Required task
Only one portion of the data is to be written out: from the line bearing "What seaborn and" through the line bearing "from matplotlib.transforms import". Write it exactly as it appears.

Data supplied

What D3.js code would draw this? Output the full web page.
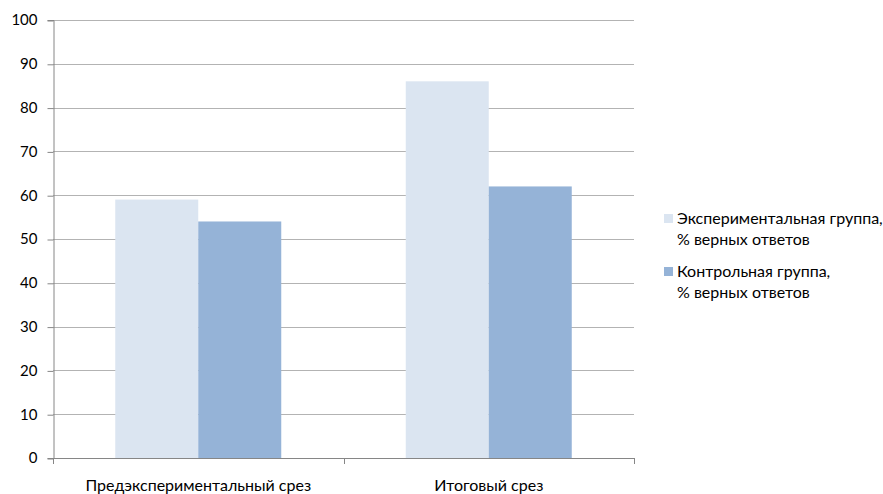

--

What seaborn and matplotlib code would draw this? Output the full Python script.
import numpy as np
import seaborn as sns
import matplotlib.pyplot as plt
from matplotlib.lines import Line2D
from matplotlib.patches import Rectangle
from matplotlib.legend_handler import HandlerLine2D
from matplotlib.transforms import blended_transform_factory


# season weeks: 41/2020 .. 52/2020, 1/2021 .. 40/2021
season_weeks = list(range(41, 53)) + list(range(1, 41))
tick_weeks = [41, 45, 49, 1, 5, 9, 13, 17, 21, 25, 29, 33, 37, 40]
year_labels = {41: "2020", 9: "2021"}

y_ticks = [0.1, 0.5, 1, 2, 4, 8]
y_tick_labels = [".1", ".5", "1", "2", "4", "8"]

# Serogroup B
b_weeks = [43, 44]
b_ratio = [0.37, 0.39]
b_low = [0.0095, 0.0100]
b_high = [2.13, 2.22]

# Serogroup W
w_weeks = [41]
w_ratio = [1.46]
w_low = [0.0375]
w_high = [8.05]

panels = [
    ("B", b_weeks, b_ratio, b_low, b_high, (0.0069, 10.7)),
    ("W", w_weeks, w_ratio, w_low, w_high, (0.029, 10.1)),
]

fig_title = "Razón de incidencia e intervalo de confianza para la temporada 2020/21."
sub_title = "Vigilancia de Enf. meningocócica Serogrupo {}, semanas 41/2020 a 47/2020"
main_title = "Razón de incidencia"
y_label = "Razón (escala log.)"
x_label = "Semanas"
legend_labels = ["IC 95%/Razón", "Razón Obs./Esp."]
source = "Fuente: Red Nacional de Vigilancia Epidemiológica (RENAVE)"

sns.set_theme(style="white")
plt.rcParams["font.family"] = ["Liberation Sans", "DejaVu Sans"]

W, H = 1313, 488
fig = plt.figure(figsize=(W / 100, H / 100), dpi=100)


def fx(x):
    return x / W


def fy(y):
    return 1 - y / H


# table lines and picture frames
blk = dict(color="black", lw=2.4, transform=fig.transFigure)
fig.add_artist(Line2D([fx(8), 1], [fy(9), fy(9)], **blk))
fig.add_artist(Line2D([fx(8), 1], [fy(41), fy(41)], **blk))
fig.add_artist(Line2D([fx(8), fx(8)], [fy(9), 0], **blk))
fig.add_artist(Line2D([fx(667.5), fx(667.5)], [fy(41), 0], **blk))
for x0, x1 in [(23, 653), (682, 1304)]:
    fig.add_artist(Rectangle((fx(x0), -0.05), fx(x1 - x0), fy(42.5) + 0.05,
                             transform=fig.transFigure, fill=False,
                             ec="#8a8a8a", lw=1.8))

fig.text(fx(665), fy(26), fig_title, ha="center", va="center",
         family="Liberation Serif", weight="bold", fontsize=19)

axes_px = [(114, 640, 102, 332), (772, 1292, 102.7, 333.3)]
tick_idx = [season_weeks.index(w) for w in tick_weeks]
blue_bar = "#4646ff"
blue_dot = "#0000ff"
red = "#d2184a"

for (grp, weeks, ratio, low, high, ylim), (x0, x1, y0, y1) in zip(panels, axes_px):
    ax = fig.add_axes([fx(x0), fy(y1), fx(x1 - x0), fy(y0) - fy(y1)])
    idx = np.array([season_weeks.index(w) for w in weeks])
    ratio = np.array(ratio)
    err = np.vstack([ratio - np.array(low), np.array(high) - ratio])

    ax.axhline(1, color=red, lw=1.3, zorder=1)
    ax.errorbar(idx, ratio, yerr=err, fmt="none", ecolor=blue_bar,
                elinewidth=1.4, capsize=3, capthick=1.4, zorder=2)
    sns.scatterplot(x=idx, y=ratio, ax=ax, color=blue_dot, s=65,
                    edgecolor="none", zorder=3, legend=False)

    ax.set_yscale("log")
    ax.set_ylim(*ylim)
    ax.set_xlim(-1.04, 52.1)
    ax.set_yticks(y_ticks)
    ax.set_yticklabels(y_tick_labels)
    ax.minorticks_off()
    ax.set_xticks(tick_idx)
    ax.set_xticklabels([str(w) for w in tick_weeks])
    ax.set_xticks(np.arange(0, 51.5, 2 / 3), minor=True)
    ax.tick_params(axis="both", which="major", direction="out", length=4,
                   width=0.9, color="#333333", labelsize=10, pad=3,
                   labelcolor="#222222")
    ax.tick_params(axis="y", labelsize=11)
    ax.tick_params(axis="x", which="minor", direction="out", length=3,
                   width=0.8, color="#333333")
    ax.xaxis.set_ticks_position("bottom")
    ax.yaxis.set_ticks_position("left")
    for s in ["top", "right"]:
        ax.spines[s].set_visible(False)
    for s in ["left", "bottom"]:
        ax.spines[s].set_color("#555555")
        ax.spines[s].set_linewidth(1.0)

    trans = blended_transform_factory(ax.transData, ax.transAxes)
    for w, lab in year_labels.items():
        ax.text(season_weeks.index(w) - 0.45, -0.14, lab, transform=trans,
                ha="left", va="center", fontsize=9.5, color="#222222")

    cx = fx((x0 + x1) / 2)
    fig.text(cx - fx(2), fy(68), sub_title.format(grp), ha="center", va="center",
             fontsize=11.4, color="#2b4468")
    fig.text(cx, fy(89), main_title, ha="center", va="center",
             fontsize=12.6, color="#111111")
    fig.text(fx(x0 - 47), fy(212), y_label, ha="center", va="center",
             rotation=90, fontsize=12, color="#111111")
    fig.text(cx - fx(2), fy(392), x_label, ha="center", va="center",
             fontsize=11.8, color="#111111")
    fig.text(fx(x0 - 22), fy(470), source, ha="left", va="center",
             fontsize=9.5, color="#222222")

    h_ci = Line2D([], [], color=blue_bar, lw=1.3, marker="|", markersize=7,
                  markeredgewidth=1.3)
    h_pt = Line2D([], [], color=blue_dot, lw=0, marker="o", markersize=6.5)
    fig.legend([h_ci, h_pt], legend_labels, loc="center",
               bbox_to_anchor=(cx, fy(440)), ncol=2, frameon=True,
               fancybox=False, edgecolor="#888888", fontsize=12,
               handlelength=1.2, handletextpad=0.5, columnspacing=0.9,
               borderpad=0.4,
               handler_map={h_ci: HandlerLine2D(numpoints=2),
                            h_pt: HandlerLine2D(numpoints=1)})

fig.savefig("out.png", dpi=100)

--

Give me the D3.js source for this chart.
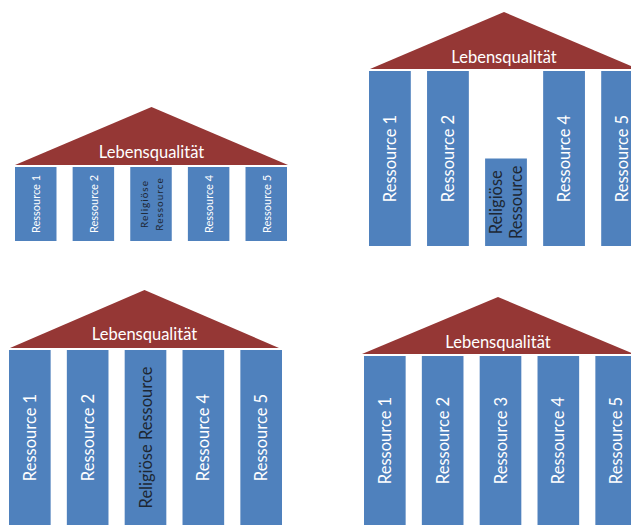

Result of this task
What seaborn and matplotlib code would draw this? Output the full Python script.
import numpy as np
import seaborn as sns
import matplotlib.pyplot as plt
from matplotlib.lines import Line2D
from matplotlib.patches import Rectangle
from matplotlib.legend_handler import HandlerLine2D
from matplotlib.transforms import blended_transform_factory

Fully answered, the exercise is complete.